In total, Qualcomm expects that by 2029 its whole IoT business (which by its definition includes PC and XR) will represent $14 billion in revenue, with $4 billion coming from PCs, $4 billion from industrial IoT, and $4 billion from other sources including networking, tablets, headphones, and smartwatches.
CES 2025
At CES 2025, Qualcomm rounded out its Snapdragon X line with its entry-level offering targeted at PCs $600 and up. We also saw Lenovo and Geekom announce Snapdragon X Elite desktops, the first of their kind for the industry, running Windows. The Snapdragon X also delivers on Qualcomm’s promise of maintaining 45 TOPS of AI performance across its entire lineup. This also means that Qualcomm will enable Copilot+ PCs as low as $600 and premium notebooks at lower prices, for example the Zenbook A14, which is ultra-light at under 1kg and features Copilot+ features with an OLED display, 32GB of RAM, and 1TB of storage for only $1,099.
Qualcomm also announced partnerships with Panasonic, Hyundai, Garmin, Leapmotor, and Desay SV for various automotive solutions. These announcements included digital cockpit, ADAS, and digital chassis solutions all around the vehicle. In addition to automotive, Qualcomm also announced an on-premise AI solution for edge AI and IoT solutions using the company’s AI100 accelerator PCIe card.
Considering Qualcomm’s execution and market momentum, barring a global recession I believe its projections to be pretty credible.

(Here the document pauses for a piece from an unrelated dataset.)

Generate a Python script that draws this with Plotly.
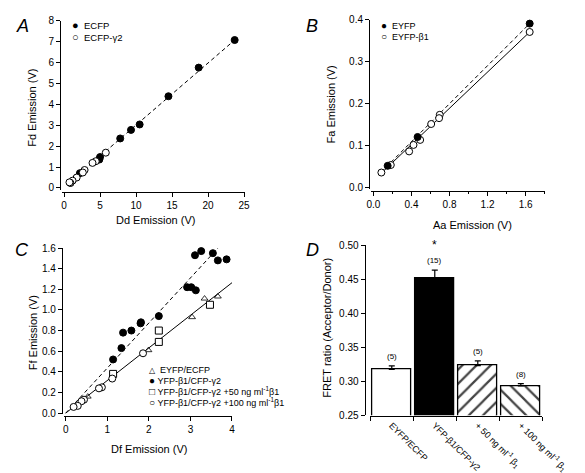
import plotly.graph_objects as go

W, H = 585, 473
FONT = "Liberation Sans, Arial, Helvetica, sans-serif"

# ---------------- Panel A data ----------------
a_ecfp_x = [23.7, 18.7, 14.5, 10.5, 9.3, 7.8, 5.0, 4.9, 2.2, 0.9]
a_ecfp_y = [7.08, 5.76, 4.39, 3.04, 2.78, 2.37, 1.48, 1.36, 0.71, 0.25]
a_ecfpg2_x = [5.8, 4.4, 3.95, 2.85, 2.6, 1.75, 1.18, 0.88, 0.75]
a_ecfpg2_y = [1.69, 1.28, 1.20, 0.86, 0.74, 0.50, 0.35, 0.24, 0.27]
a_fit_x = [0.57, 23.7]
a_fit_y = [0.21, 7.08]

# ---------------- Panel B data ----------------
b_eyfp_x = [1.643, 0.464, 0.149]
b_eyfp_y = [0.391, 0.120, 0.051]
b_eyfpb1_x = [1.643, 0.697, 0.690, 0.607, 0.491, 0.421, 0.375, 0.182, 0.083]
b_eyfpb1_y = [0.371, 0.173, 0.165, 0.151, 0.113, 0.101, 0.0855, 0.053, 0.035]
b_fit_dash_x = [0.08, 1.643]
b_fit_dash_y = [0.036, 0.391]
b_fit_solid_x = [0.08, 1.643]
b_fit_solid_y = [0.033, 0.371]

# ---------------- Panel C data ----------------
c_tri_x = [3.66, 3.34, 3.04, 1.99, 0.53]
c_tri_y = [1.13, 1.11, 0.93, 0.61, 0.16]
c_fill_x = [3.11, 3.26, 3.54, 3.66, 3.87, 2.92, 3.02, 3.13, 2.24, 1.81, 1.80, 1.58, 1.38, 1.34, 1.14]
c_fill_y = [1.53, 1.57, 1.55, 1.48, 1.49, 1.22, 1.22, 1.19, 0.94, 0.88, 0.87, 0.80, 0.78, 0.63, 0.52]
c_sq_x = [4.04, 3.47, 2.24, 2.24, 1.14]
c_sq_y = [1.28, 1.05, 0.80, 0.69, 0.38]
c_circ_x = [1.86, 1.12, 0.87, 0.80, 0.44, 0.38, 0.29, 0.19]
c_circ_y = [0.58, 0.335, 0.25, 0.24, 0.13, 0.115, 0.07, 0.06]
c_fit_dash_x = [0.0, 3.71]
c_fit_dash_y = [0.0, 1.62]
c_fit_solid_x = [0.0, 4.02]
c_fit_solid_y = [0.0, 1.27]

# ---------------- Panel D data ----------------
d_categories = ["EYFP/ECFP", "YFP-β1/CFP-γ2",
                "+ 50 ng ml<sup>-1</sup> β<sub>1</sub>",
                "+ 100 ng ml<sup>-1</sup> β<sub>1</sub>"]
d_values = [0.3173, 0.452, 0.323, 0.293]
d_errors = [0.0053, 0.0115, 0.007, 0.0034]
d_n_labels = ["(5)", "(15)", "(5)", "(8)"]

fig = go.Figure()

def px_x(p):
    return p / W

def px_y(p):
    return 1 - p / H

BLACK = "black"
line_dash = dict(color=BLACK, width=1, dash="4px,3px")
line_solid = dict(color=BLACK, width=1)
filled = dict(symbol="circle", size=7, color=BLACK, line=dict(color=BLACK, width=1))
opencirc = dict(symbol="circle", size=7, color="white", line=dict(color=BLACK, width=1))

def sc(x, y, xa, ya, **kw):
    fig.add_trace(go.Scatter(x=x, y=y, xaxis=xa, yaxis=ya, cliponaxis=False, **kw))

# Panel A
sc(a_fit_x, a_fit_y, "x", "y", mode="lines", line=line_dash)
sc(a_ecfp_x, a_ecfp_y, "x", "y", mode="markers", marker=filled)
sc(a_ecfpg2_x, a_ecfpg2_y, "x", "y", mode="markers", marker=opencirc)

# Panel B
sc(b_fit_dash_x, b_fit_dash_y, "x2", "y2", mode="lines", line=line_dash)
sc(b_fit_solid_x, b_fit_solid_y, "x2", "y2", mode="lines", line=line_solid)
sc(b_eyfpb1_x, b_eyfpb1_y, "x2", "y2", mode="markers", marker=opencirc)
sc(b_eyfp_x, b_eyfp_y, "x2", "y2", mode="markers", marker=filled)

# Panel C
sc(c_fit_dash_x, c_fit_dash_y, "x3", "y3", mode="lines", line=line_dash)
sc(c_fit_solid_x, c_fit_solid_y, "x3", "y3", mode="lines", line=line_solid)
sc(c_tri_x, c_tri_y, "x3", "y3", mode="markers",
   marker=dict(symbol="triangle-up-open", size=6, color=BLACK, line=dict(width=0.8)))
sc(c_fill_x, c_fill_y, "x3", "y3", mode="markers", marker=filled)
sc(c_sq_x, c_sq_y, "x3", "y3", mode="markers",
   marker=dict(symbol="square", size=7, color="white", line=dict(color=BLACK, width=1)))
sc(c_circ_x, c_circ_y, "x3", "y3", mode="markers", marker=opencirc)

# Panel D
fig.add_trace(go.Bar(
    x=d_categories, y=d_values, xaxis="x4", yaxis="y4", width=0.9,
    marker=dict(color=["white", "black", "white", "white"],
                line=dict(color=BLACK, width=1.3),
                pattern=dict(shape=["", "", "/", "\\"], fgcolor=BLACK, bgcolor="white",
                             fgopacity=1, size=10, solidity=0.22)),
    error_y=dict(type="data", array=d_errors, arrayminus=[0, 0, 0, 0], symmetric=False,
                 color=BLACK, thickness=1.2, width=3),
))

axis_common = dict(showline=True, linecolor=BLACK, linewidth=1, ticks="outside", ticklen=4,
                   tickwidth=1, tickcolor=BLACK, showgrid=False, zeroline=False,
                   tickfont=dict(family=FONT, size=10, color=BLACK), fixedrange=True)

fig.update_layout(
    width=W, height=H, margin=dict(l=0, r=0, t=0, b=0),
    paper_bgcolor="white", plot_bgcolor="white", showlegend=False,
    font=dict(family=FONT, color=BLACK),
    bargap=0,
    xaxis=dict(domain=[px_x(53), px_x(246)], range=[-0.26, 25.13], anchor="free",
               position=px_y(182.3), tickvals=[0, 5, 10, 15, 20, 25], **axis_common),
    yaxis=dict(domain=[px_y(180.5), px_y(7)], range=[-0.093, 8], anchor="free",
               position=px_x(50.7), tickvals=[0, 1, 2, 3, 4, 5, 6, 7, 8], **axis_common),
    xaxis2=dict(domain=[px_x(379), px_x(562.7)], range=[-0.027, 1.803], anchor="free",
                position=px_y(182), tickvals=[0, 0.4, 0.8, 1.2, 1.6], tickformat=".1f",
                minor=dict(dtick=0.2, tick0=0, ticks="outside", ticklen=2, tickcolor=BLACK),
                **axis_common),
    yaxis2=dict(domain=[px_y(180), px_y(6)], range=[-0.0054, 0.4], anchor="free",
                position=px_x(377), tickvals=[0, 0.1, 0.2, 0.3, 0.4], tickformat=".1f", **axis_common),
    xaxis3=dict(domain=[px_x(55), px_x(232.3)], range=[-0.039, 4.0], anchor="free",
                position=px_y(412.3), tickvals=[0, 1, 2, 3, 4], **axis_common),
    yaxis3=dict(domain=[px_y(410.5), px_y(240.1)], range=[-0.0094, 1.6], anchor="free",
                position=px_x(52.7), tickvals=[0, 0.2, 0.4, 0.6, 0.8, 1.0, 1.2, 1.4, 1.6],
                tickformat=".1f", **axis_common),
    xaxis4=dict(domain=[px_x(378.3), px_x(560)], range=[-0.5, 3.5], anchor="free",
                position=px_y(412.3), type="category", tickson="boundaries", tickangle=45,
                **{**axis_common, "tickfont": dict(family=FONT, size=9, color=BLACK)}),
    yaxis4=dict(domain=[px_y(411.7), px_y(237.3)], range=[0.25, 0.5], anchor="free",
                position=px_x(372.3), tickvals=[0.25, 0.30, 0.35, 0.40, 0.45, 0.50],
                tickformat=".2f", **axis_common),
)

ann = []

def text_ann(x, y, text, size=11, angle=0, xanchor="center", yanchor="middle", italic=False):
    ann.append(dict(x=px_x(x), y=px_y(y), xref="paper", yref="paper", text=text, showarrow=False,
                    textangle=angle, xanchor=xanchor, yanchor=yanchor,
                    font=dict(family=FONT, size=size, color=BLACK,
                              style="italic" if italic else "normal")))

# panel letters
text_ann(11, 12, "A", size=18, italic=True)
text_ann(317, 12, "B", size=18, italic=True)
text_ann(11, 242, "C", size=18, italic=True)
text_ann(317, 242, "D", size=18, italic=True)

# axis titles
text_ann(151.7, 211.7, "Dd Emission (V)")
text_ann(21.7, 96.7, "Fd Emission (V)", angle=-90)
text_ann(486.7, 216.7, "Aa Emission (V)")
text_ann(336.7, 93, "Fa Emission (V)", angle=-90)
text_ann(145, 446.7, "Df Emission (V)")
text_ann(21.7, 327, "Ff Emission (V)", angle=-90)
text_ann(331.7, 321.7, "FRET ratio (Acceptor/Donor)", angle=-90)

# legends
def sym(s, size):
    return '<span style="font-size:%dpx">%s</span>' % (size, s)

text_ann(61, 11.7, sym("●", 11) + "  ECFP", size=9.5, xanchor="left")
text_ann(61, 24, sym("○", 11) + "  ECFP-γ2", size=9.5, xanchor="left")
text_ann(387.5, 11.7, sym("●", 10) + "  EYFP", size=9, xanchor="left")
text_ann(387.5, 22.7, sym("○", 10) + "  EYFP-β1", size=9, xanchor="left")
text_ann(143, 365, sym("△", 8) + "  EYFP/ECFP", size=9, xanchor="left")
text_ann(142.5, 375.7, sym("●", 10) + " YFP-β1/CFP-γ2", size=9, xanchor="left")
text_ann(142.5, 386.7, sym("□", 10) + " YFP-β1/CFP-γ2 +50 ng ml<sup>-1</sup>β1", size=9, xanchor="left")
text_ann(142.5, 397.7, sym("○", 10) + " YFP-β1/CFP-γ2 +100 ng ml<sup>-1</sup>β1", size=9, xanchor="left")

# bar n labels
for i, (v, e, lab) in enumerate(zip(d_values, d_errors, d_n_labels)):
    ann.append(dict(x=d_categories[i], y=v + e, xref="x4", yref="y4", text=lab, showarrow=False,
                    yanchor="bottom", yshift=3, font=dict(family=FONT, size=8, color=BLACK)))
ann.append(dict(x=d_categories[1], y=d_values[1] + d_errors[1], xref="x4", yref="y4", text="*",
                showarrow=False, yanchor="bottom", yshift=16, font=dict(family=FONT, size=12, color=BLACK)))

fig.update_layout(annotations=ann)
fig.write_html("out.html")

In my view, Qualcomm’s projections for XR seem fairly conservative, while the company might be a tad optimistic on the PC side—though it could still hit those numbers considering global annual PC volumes. While I do believe that Qualcomm’s competition is fiercer than ever, CES 2025 showed that the company is very much on track to execute its strategy, and I expect that we’ll see even bigger announcements from it later this year.